[Music] The New Funk | Jackson Free Press | Jackson, MS

[Music] The New Funk

Musicians like James Brown carried out the funk era, while legendary bands like Parliament, the Ohio Players and Earth, Wind, & Fire kept funk's fire burning brightly. Today, though, most people aren't bumping their stereos with music from the funk era. Still, there is no lack of appreciation for the genre. To ensure the love of funk doesn't die, D'MAR combines the best yesterday's funk with today's R&B.

D'MAR, born Derrick Martin, began his education in music while in the 7th grade and continued as a freshman at Jackson State University. After performing for local greats such as Eddie Cotton, Dorothy Moore and Patrice Moncell, D'MAR's lucky break came in 1995 when he got the chance to audition for Little Richard—he got the job. Though he could play every instrument except guitar, the drums were D'MAR's forte. While a part of Little Richard's band, he wasn't just playing. He was performing and creating a one-of-a-kind experience for the audience.

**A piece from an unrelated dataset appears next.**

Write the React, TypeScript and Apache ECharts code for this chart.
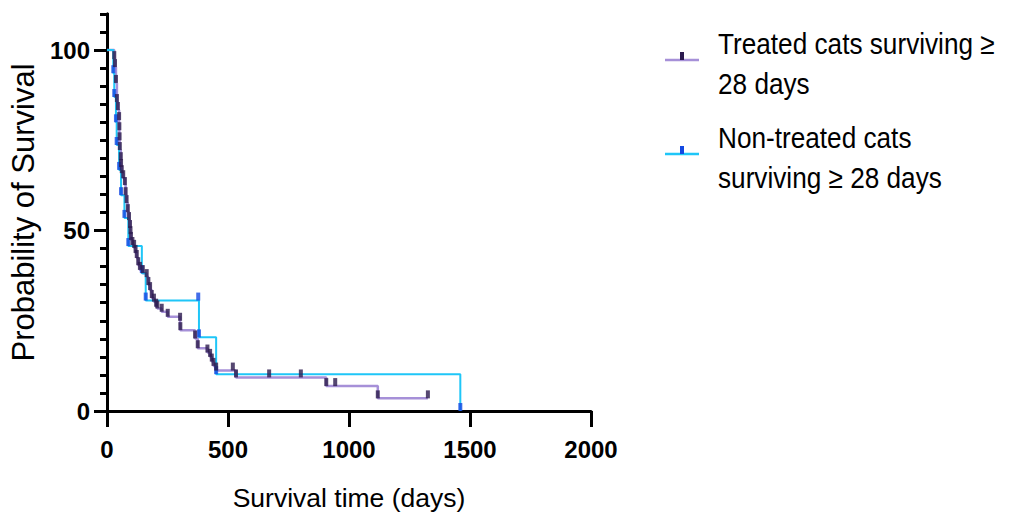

"It's been an immense education," he says. "The way I think, and the way I view the world now is all as a result of being able to travel and see. I usually go to Europe twice a year, and television-wise I've probably been on every major talk show you could think of within maybe the last seven years."

D'MAR adds that having the chance to perform for shows such as the Grammys and the American Music Awards helped him to really get a grasp of the type of musician he was capable of being. After traveling around the world, D'MAR came home to Jackson as a new musical hot commodity for many local up-and-coming acts. Songwriting and producing became his day job, he says.

"I produced for the Wild Life Society and Children of the Cornbread, and I've actually produced a couple of songs for Little Richard as well," he adds.

D'MAR also helped to co-write and produce for local singing group sensation Compozitionz, whose single "Come Over" had heavy radio rotation this year.

Later, D'MAR put together his own act: a 10-piece performance band called D'MAR and the Nu Funk Society.

He says: "That's the brainchild that has taken three years to actually come to fruition, but I started about two years ago when I released a single called 'One Check Away From Being Broke,' and I actually opened up for K-CI and JoJo at Freelon's Groove when they came."

Having had two singles released this year in both France and Amsterdam, D'MAR says that he received a lot of positive feedback. Several agents were pushing the idea for the new band, but he says difficulties arose.

"I was having problems finding the right musicians here that were really willing to rehearse and were really willing to put together the kind of show that I was trying to put together," he remembers.

Finally, D'MAR found other capable musicians with the same enthusiasm to deliver an outstanding performance.

Seeing D'MAR and the Nu Funk Society is a very live experience, to say the least. He is known for coming out into the audience during his shows and pulling onlookers onto the dance floor.

"I want people to come away from our show saying 'Man, that was an experience. We were entertained. We got funked to death. We danced, and we partied.' It's a chance to come in and let all your inhibitions go," he says.